START Data block

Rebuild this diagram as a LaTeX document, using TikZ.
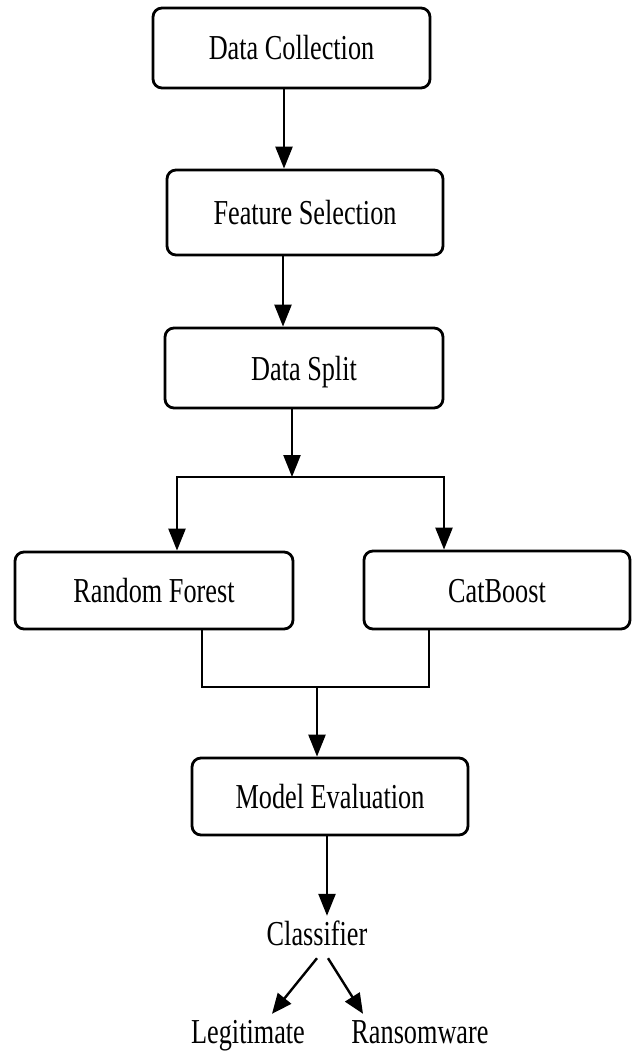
\documentclass[tikz,border=0pt]{standalone}
\usepackage{fontspec}
\setmainfont{Liberation Serif}[FakeStretch=0.75]
\usepackage{tikz}
\usetikzlibrary{shapes}
\usetikzlibrary{positioning}
\usetikzlibrary{arrows.meta}

\tikzset{
  stage/.style={draw, line width=2.8pt, rounded corners=9pt, text height=24pt, text depth=0pt, font=\fontsize{35}{40}\selectfont},
  outtext/.style={inner sep=5pt, text height=24pt, text depth=8pt, font=\fontsize{35}{40}\selectfont},
  flow/.style={line width=2.4pt, -{Triangle[length=22pt,width=17pt]}},
  smallflow/.style={line width=2.4pt, -{Triangle[length=20pt,width=17pt]}},
  wire/.style={line width=2.4pt}
}

\begin{document}
\begin{tikzpicture}[x=1pt,y=-1pt]
\useasboundingbox (0,0) rectangle (632,1051);
\node[stage,minimum width=277pt,minimum height=80pt] (collect) at (291.5,48) {Data Collection};
\node[stage,minimum width=276pt,minimum height=85pt] (feature) at (305,212.5) {Feature Selection};
\node[stage,minimum width=278pt,minimum height=80pt] (split) at (304,368) {Data Split};
\node[stage,minimum width=278pt,minimum height=77pt] (rf) at (154,590.5) {Random Forest};
\node[stage,minimum width=266pt,minimum height=78pt] (cat) at (497,590) {CatBoost};
\node[stage,minimum width=276pt,minimum height=77pt] (eval) at (330,796.5) {Model Evaluation};
\node[outtext] (clf) at (317,937) {Classifier};
\node[outtext] (legit) at (248,1035) {Legitimate};
\node[outtext] (ransom) at (420,1035) {Ransomware};
\coordinate (fork) at (292,477);
\coordinate (merge) at (317,687);

\draw[flow] ([xshift=-7.5pt]collect.south) -- ([xshift=-7.5pt]collect.south |- feature.north);
\draw[flow] ([xshift=-22pt]feature.south) -- ([xshift=-22pt]feature.south |- split.north);
\draw[flow] ([xshift=-12pt]split.south) -- (fork);
\draw[flow] (fork) -| ([xshift=23pt]rf.north);
\draw[flow] (fork) -| ([xshift=-53pt]cat.north);
\draw[wire] ([xshift=48pt]rf.south) |- (merge);
\draw[wire] ([xshift=-68pt]cat.south) |- (merge);
\draw[flow] (merge) -- (merge |- eval.north);
\draw[flow] ([xshift=-3pt]eval.south) -- ([xshift=-3pt]eval.south |- clf.north);
\draw[smallflow] (clf.south) -- ([xshift=24pt]legit.north);
\draw[smallflow] ([xshift=11pt]clf.south) -- ([xshift=-57pt]ransom.north);
\end{tikzpicture}
\end{document}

END Data block

-- Exercise --
Reproduce each line exactly, please, except for any pictures.

-- Answer to the problem --
Rebuild this diagram as a LaTeX document, using TikZ.
\documentclass[tikz,border=0pt]{standalone}
\usepackage{fontspec}
\setmainfont{Liberation Serif}[FakeStretch=0.75]
\usepackage{tikz}
\usetikzlibrary{shapes}
\usetikzlibrary{positioning}
\usetikzlibrary{arrows.meta}

\tikzset{
  stage/.style={draw, line width=2.8pt, rounded corners=9pt, text height=24pt, text depth=0pt, font=\fontsize{35}{40}\selectfont},
  outtext/.style={inner sep=5pt, text height=24pt, text depth=8pt, font=\fontsize{35}{40}\selectfont},
  flow/.style={line width=2.4pt, -{Triangle[length=22pt,width=17pt]}},
  smallflow/.style={line width=2.4pt, -{Triangle[length=20pt,width=17pt]}},
  wire/.style={line width=2.4pt}
}

\begin{document}
\begin{tikzpicture}[x=1pt,y=-1pt]
\useasboundingbox (0,0) rectangle (632,1051);
\node[stage,minimum width=277pt,minimum height=80pt] (collect) at (291.5,48) {Data Collection};
\node[stage,minimum width=276pt,minimum height=85pt] (feature) at (305,212.5) {Feature Selection};
\node[stage,minimum width=278pt,minimum height=80pt] (split) at (304,368) {Data Split};
\node[stage,minimum width=278pt,minimum height=77pt] (rf) at (154,590.5) {Random Forest};
\node[stage,minimum width=266pt,minimum height=78pt] (cat) at (497,590) {CatBoost};
\node[stage,minimum width=276pt,minimum height=77pt] (eval) at (330,796.5) {Model Evaluation};
\node[outtext] (clf) at (317,937) {Classifier};
\node[outtext] (legit) at (248,1035) {Legitimate};
\node[outtext] (ransom) at (420,1035) {Ransomware};
\coordinate (fork) at (292,477);
\coordinate (merge) at (317,687);

\draw[flow] ([xshift=-7.5pt]collect.south) -- ([xshift=-7.5pt]collect.south |- feature.north);
\draw[flow] ([xshift=-22pt]feature.south) -- ([xshift=-22pt]feature.south |- split.north);
\draw[flow] ([xshift=-12pt]split.south) -- (fork);
\draw[flow] (fork) -| ([xshift=23pt]rf.north);
\draw[flow] (fork) -| ([xshift=-53pt]cat.north);
\draw[wire] ([xshift=48pt]rf.south) |- (merge);
\draw[wire] ([xshift=-68pt]cat.south) |- (merge);
\draw[flow] (merge) -- (merge |- eval.north);
\draw[flow] ([xshift=-3pt]eval.south) -- ([xshift=-3pt]eval.south |- clf.north);
\draw[smallflow] (clf.south) -- ([xshift=24pt]legit.north);
\draw[smallflow] ([xshift=11pt]clf.south) -- ([xshift=-57pt]ransom.north);
\end{tikzpicture}
\end{document}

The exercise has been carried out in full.